By | Published on Monday 20 April 2020


The uncleared sample lawsuit filed by soul singer Ernie Hines against Jay-Z and Timbaland last year has been dismissed, partly for administrative reasons and partly due to a lack of information in the original legal filing.

In a lawsuit filed last May, Hines accused Jay-Z and Timbaland of sampling his 1970 track ‘Help Me Put Out The Flame (In My Heart)’ on the 1998 Jay-Z record ‘Paper Chase’. Timbaland was also accused of using the same uncleared sample on another track a year later, Ginuwine’s ‘Toe 2 Toe’.

When suing the two artists and their record labels last year, Hines said it had taken him two decades to go legal because he has no interest in rap music and therefore had only heard ‘Paper Chase’ and ‘Toe 2 Toe’ in 2018.

He also claimed that Jay-Z’s own Tidal streaming service, in notes accompanying ‘Paper Chase’, said that the track sampled ‘Help Me’. Thus, he reckoned, proving that the rapper had knowingly infringed his work.

Jay-Z, Timbaland and their respective labels all sort of have the case dismissed, though on different grounds. The artists raised administrative issues with Hines’ litigation, reckoning that he had failed to serve them with legal papers in a sufficiently timely manner.

The labels, meanwhile, picked holes in the actual legal complaint. They said that Hines’ lawsuit didn’t explain in detail which elements of his track had been sampled or where said samples specifically appeared in ‘Paper Chase’ and ‘Toe 2 Toe’. Such detail was required to pursue a copyright infringement claim, they argued.
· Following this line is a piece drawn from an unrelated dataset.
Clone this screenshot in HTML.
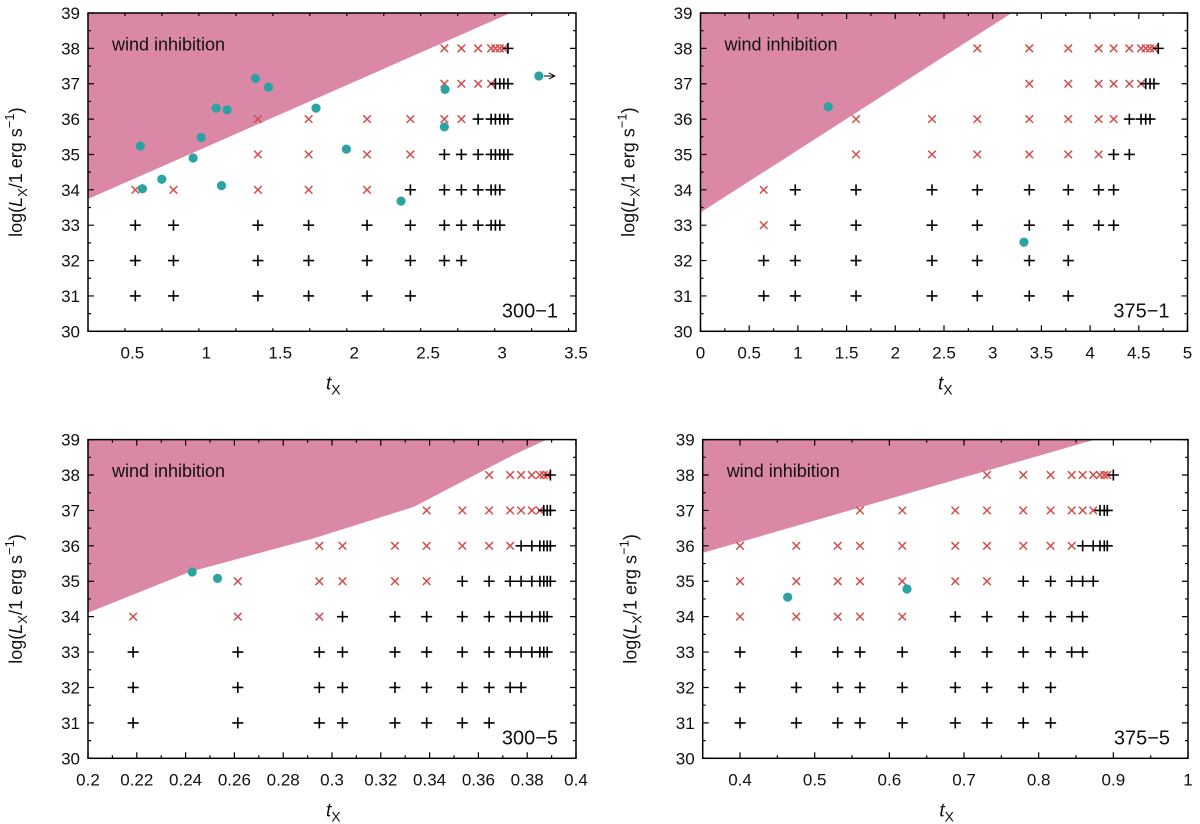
<!DOCTYPE html>
<html><head><meta charset="utf-8">
<style>
html,body{margin:0;padding:0;background:#fff;}
svg{display:block;font-family:"Liberation Sans",sans-serif;}
</style></head>
<body>
<svg id="chart" width="1200" height="824" xmlns="http://www.w3.org/2000/svg"></svg>
<script>
// ---- data (t_X, log L_X) ----
const p1Ticks=[0.5,1,1.5,2,2.5,3,3.5];
const p1TickLabels=["0.5","1","1.5","2","2.5","3","3.5"];
const p1Plus=[[31,[0.52,0.778,1.349,1.692,2.087,2.38]],[32,[0.52,0.778,1.349,1.692,2.087,2.38,2.61,2.725]],[33,[0.52,0.778,1.349,1.692,2.087,2.38,2.61,2.725,2.838,2.926,2.955,2.985]],[34,[2.38,2.61,2.725,2.838,2.926,2.955,2.985]],[35,[2.61,2.725,2.838,2.926,2.955,2.985,3.012,3.04]],[36,[2.838,2.926,2.955,2.985,3.012,3.04]],[37,[2.955,2.985,3.012,3.04]],[38,[3.04]]];
const p1Cross=[[34,[0.52,0.778,1.349,1.692,2.087]],[35,[1.349,1.692,2.087,2.38]],[36,[1.349,1.692,2.087,2.38,2.61,2.725]],[37,[2.61,2.725,2.838,2.926]],[38,[2.61,2.725,2.838,2.926,2.955,2.985,3.012]]];
const p1CircT=[0.554,0.568,0.699,0.911,0.965,1.067,1.103,1.141,1.333,1.421,1.742,1.947,2.317,2.61,2.615,3.249];
const p1CircL=[35.24,34.03,34.30,34.90,35.48,36.31,34.12,36.26,37.15,36.90,36.31,35.15,33.68,35.78,36.84,37.22];
const p1RegionT=[0.2,3.057];
const p1RegionL=[33.74,39];

const p2Ticks=[0,0.5,1,1.5,2,2.5,3,3.5,4,4.5,5];
const p2TickLabels=["0","0.5","1","1.5","2","2.5","3","3.5","4","4.5","5"];
const p2Plus=[[31,[0.649,0.973,1.597,2.377,2.842,3.376,3.776]],[32,[0.649,0.973,1.597,2.377,2.842,3.376,3.776]],[33,[0.973,1.597,2.377,2.842,3.376,3.776,4.088,4.242]],[34,[0.973,1.597,2.377,2.842,3.376,3.776,4.088,4.242]],[35,[4.242,4.403]],[36,[4.403,4.523,4.571,4.615]],[37,[4.571,4.615,4.656]],[38,[4.70]]];
const p2Cross=[[33,[0.649]],[34,[0.649]],[35,[1.597,2.377,2.842,3.376,3.776,4.088]],[36,[1.597,2.377,2.842,3.376,3.776,4.088,4.242]],[37,[3.376,3.776,4.088,4.242,4.403,4.523]],[38,[2.842,3.376,3.776,4.088,4.242,4.403,4.523,4.571,4.615,4.656]]];
const p2CircT=[1.312,3.321];
const p2CircL=[36.35,32.52];
const p2RegionT=[0,3.195];
const p2RegionL=[33.36,39];

const p3Ticks=[0.2,0.22,0.24,0.26,0.28,0.3,0.32,0.34,0.36,0.38,0.4];
const p3TickLabels=["0.2","0.22","0.24","0.26","0.28","0.3","0.32","0.34","0.36","0.38","0.4"];
const p3Plus=[[31,[0.2185,0.2614,0.2948,0.3043,0.3258,0.3388,0.3534,0.3644]],[32,[0.2185,0.2614,0.2948,0.3043,0.3258,0.3388,0.3534,0.3644,0.373,0.3775]],[33,[0.2185,0.2614,0.2948,0.3043,0.3258,0.3388,0.3534,0.3644,0.373,0.3775,0.3819,0.3852,0.3868,0.3882]],[34,[0.3043,0.3258,0.3388,0.3534,0.3644,0.373,0.3775,0.3819,0.3852,0.3868,0.3882]],[35,[0.3534,0.3644,0.373,0.3775,0.3819,0.3852,0.3868,0.3882,0.3895]],[36,[0.3775,0.3819,0.3852,0.3868,0.3882,0.3895]],[37,[0.3868,0.3882,0.3895]],[38,[0.3895]]];
const p3Cross=[[34,[0.2185,0.2614,0.2948]],[35,[0.2614,0.2948,0.3043,0.3258,0.3388]],[36,[0.2948,0.3043,0.3258,0.3388,0.3534,0.3644,0.373]],[37,[0.3388,0.3534,0.3644,0.373,0.3775,0.3819,0.3852]],[38,[0.3644,0.373,0.3775,0.3819,0.3852,0.3868,0.3882]]];
const p3CircT=[0.2427,0.2531];
const p3CircL=[35.26,35.08];
const p3RegionT=[0.2,0.2419,0.2924,0.3335,0.3745,0.388];
const p3RegionL=[34.11,35.27,36.21,37.1,38.57,39];

const p4Ticks=[0.4,0.5,0.6,0.7,0.8,0.9,1];
const p4TickLabels=["0.4","0.5","0.6","0.7","0.8","0.9","1"];
const p4Plus=[[31,[0.40,0.4754,0.5308,0.5607,0.6173,0.6883,0.7308,0.7794,0.816]],[32,[0.40,0.4754,0.5308,0.5607,0.6173,0.6883,0.7308,0.7794,0.816]],[33,[0.40,0.4754,0.5308,0.5607,0.6173,0.6883,0.7308,0.7794,0.816,0.8442,0.8589]],[34,[0.6883,0.7308,0.7794,0.816,0.8442,0.8589]],[35,[0.7794,0.816,0.8442,0.8589,0.8731]],[36,[0.8589,0.8731,0.8821,0.8879,0.8919]],[37,[0.8821,0.8879,0.8919]],[38,[0.90]]];
const p4Cross=[[34,[0.40,0.4754,0.5308,0.5607,0.6173]],[35,[0.40,0.4754,0.5308,0.5607,0.6173,0.6883,0.7308]],[36,[0.40,0.4754,0.5308,0.5607,0.6173,0.6883,0.7308,0.7794,0.816,0.8442]],[37,[0.5607,0.6173,0.6883,0.7308,0.7794,0.816,0.8442,0.8589,0.8731]],[38,[0.7308,0.7794,0.816,0.8442,0.8589,0.8731,0.8821,0.8879,0.8919]]];
const p4CircT=[0.4638,0.6236];
const p4CircL=[34.55,34.78];
const p4RegionT=[0.35,0.875];
const p4RegionL=[35.8,39];

const yTicks=[30,31,32,33,34,35,36,37,38,39];

const NS="http://www.w3.org/2000/svg";
const svg=document.getElementById('chart');
function mk(tag,attrs,parent){const e=document.createElementNS(NS,tag);for(const k in attrs)e.setAttribute(k,attrs[k]);(parent||svg).appendChild(e);return e;}

const panels=[
 {id:'p1',label:'300\u22121',x0:88,x1:576,y0:13,y1:331.3,tmin:0.2,tmax:3.5,minor:0.25,ticks:p1Ticks,tl:p1TickLabels,plus:p1Plus,cross:p1Cross,ct:p1CircT,cl:p1CircL,rt:p1RegionT,rl:p1RegionL,arrow:true},
 {id:'p2',label:'375\u22121',x0:700.5,x1:1187.5,y0:13,y1:331.3,tmin:0,tmax:5,minor:0.25,ticks:p2Ticks,tl:p2TickLabels,plus:p2Plus,cross:p2Cross,ct:p2CircT,cl:p2CircL,rt:p2RegionT,rl:p2RegionL},
 {id:'p3',label:'300\u22125',x0:88,x1:576,y0:439.6,y1:758.3,tmin:0.2,tmax:0.4,minor:0.01,ticks:p3Ticks,tl:p3TickLabels,plus:p3Plus,cross:p3Cross,ct:p3CircT,cl:p3CircL,rt:p3RegionT,rl:p3RegionL},
 {id:'p4',label:'375\u22125',x0:702.7,x1:1188,y0:439.6,y1:758.3,tmin:0.35,tmax:1,minor:0.05,ticks:p4Ticks,tl:p4TickLabels,plus:p4Plus,cross:p4Cross,ct:p4CircT,cl:p4CircL,rt:p4RegionT,rl:p4RegionL}
];

panels.forEach(p=>{
 const g=mk('g',{});
 
 
 const xs=t=>p.x0+(t-p.tmin)/(p.tmax-p.tmin)*(p.x1-p.x0);
 const ys=l=>p.y1-(l-30)/9*(p.y1-p.y0);
 const cp=mk('clipPath',{id:'clip'+p.id},g);
 mk('rect',{x:p.x0,y:p.y0,width:p.x1-p.x0,height:p.y1-p.y0},cp);
 let d='M'+p.x0+','+p.y0;
 for(let i=0;i<p.rt.length;i++)d+=' L'+xs(p.rt[i]).toFixed(1)+','+ys(p.rl[i]).toFixed(1);
 d+=' L'+xs(p.rt[p.rt.length-1]).toFixed(1)+','+p.y0+' Z';
 const reg=mk('path',{d:d,fill:'#db88a6','clip-path':'url(#clip'+p.id+')'},g);
 
 
 const rt=mk('text',{x:p.x0+24,y:ys(38)+2,'font-size':18,fill:'#111'},g);
 rt.textContent='wind inhibition';
 
 
 p.cross.forEach(row=>row[1].forEach(t=>{
  const x=xs(t),y=ys(row[0]),a=3.8;
  const m=mk('path',{d:`M${x-a},${y-a}L${x+a},${y+a}M${x-a},${y+a}L${x+a},${y-a}`,stroke:'#d0504f','stroke-width':1.5,fill:'none'},g);
  
  
 }));
 p.plus.forEach(row=>row[1].forEach(t=>{
  const x=xs(t),y=ys(row[0]),a=5.5;
  const m=mk('path',{d:`M${x-a},${y}L${x+a},${y}M${x},${y-a}L${x},${y+a}`,stroke:'#000','stroke-width':1.6,fill:'none'},g);
  
  
 }));
 p.ct.forEach((t,i)=>{
  const c=mk('circle',{cx:xs(t),cy:ys(p.cl[i]),r:4.6,fill:'#2ca3a3'},g);
  
  
 });
 if(p.arrow){
  const i=p.ct.length-1,x=xs(p.ct[i]),y=ys(p.cl[i]);
  const ar=mk('path',{d:`M${x+5},${y}L${x+16},${y}M${x+10},${y-3}L${x+16},${y}L${x+10},${y+3}`,stroke:'#000','stroke-width':1,fill:'none'},g);
  
  
 }
 const fr=mk('rect',{x:p.x0,y:p.y0,width:p.x1-p.x0,height:p.y1-p.y0,fill:'none',stroke:'#000','stroke-width':1.5},g);
 
 
 let td='';
 for(let l=30;l<=39.001;l+=0.5){const y=ys(l),L=(Math.abs(l-Math.round(l))<0.01)?6:3;td+=`M${p.x0},${y}h${L}M${p.x1},${y}h${-L}`;}
 const nMin=Math.round((p.tmax-p.tmin)/p.minor);
 for(let k=0;k<=nMin;k++){const t=p.tmin+k*p.minor;const x=xs(t);const maj=p.ticks.some(v=>Math.abs(v-t)<p.minor*0.01);const L=maj?6:3;td+=`M${x},${p.y1}v${-L}M${x},${p.y0}v${L}`;}
 mk('path',{d:td,stroke:'#000','stroke-width':1.2,fill:'none'},g);
 yTicks.forEach(l=>{
  const tx=mk('text',{x:p.x0-8,y:ys(l)+6,'font-size':17,'text-anchor':'end',fill:'#111'},g);
  tx.textContent=String(l);
  
  
 });
 p.ticks.forEach((t,i)=>{
  const tx=mk('text',{x:xs(t),y:p.y1+27,'font-size':17,'text-anchor':'middle',fill:'#111'},g);
  tx.textContent=p.tl[i];
  
  
 });
 const pl=mk('text',{x:p.x1-18,y:p.y1-14,'font-size':20,'text-anchor':'end',fill:'#111'},g);
 pl.textContent=p.label;
 
 
 const xt=mk('text',{x:(p.x0+p.x1)/2-6,y:p.y1+58,'font-size':19,fill:'#111'},g);
 xt.innerHTML='<tspan font-style="italic">t</tspan><tspan font-size="14" dy="5">X</tspan>';
 
 
 const cx=p.x0-66,cy=(p.y0+p.y1)/2;
 const yt=mk('text',{x:cx,y:cy,'font-size':18,'text-anchor':'middle',fill:'#111',transform:`rotate(-90 ${cx} ${cy})`},g);
 yt.innerHTML='log(<tspan font-style="italic">L</tspan><tspan font-size="13" dy="5">X</tspan><tspan dy="-5">/1 erg s</tspan><tspan font-size="13" dy="-8">\u22121</tspan><tspan dy="8">)</tspan>';
 
 
});
</script>
</body></html>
The judge last week concurred with both the artists and the labels. On the labels argument, he noted legal precedent that says that “a plaintiff must ‘specify which aspects of the [offending work] allegedly infringed plaintiff’s [work]”, adding that “the failure to do so is ‘fatal’ because the plaintiff ‘has the burden of identifying with some degree of specificity how [the defendant’s] works are substantially similar to [their] own”.

Although dismissing Hines’ case, the judge did say the singer could resubmit an amended lawsuit, albeit “conditional on the payment of the costs and attorney’s fees incurred by the record label defendants in filing and defending their motions to dismiss”.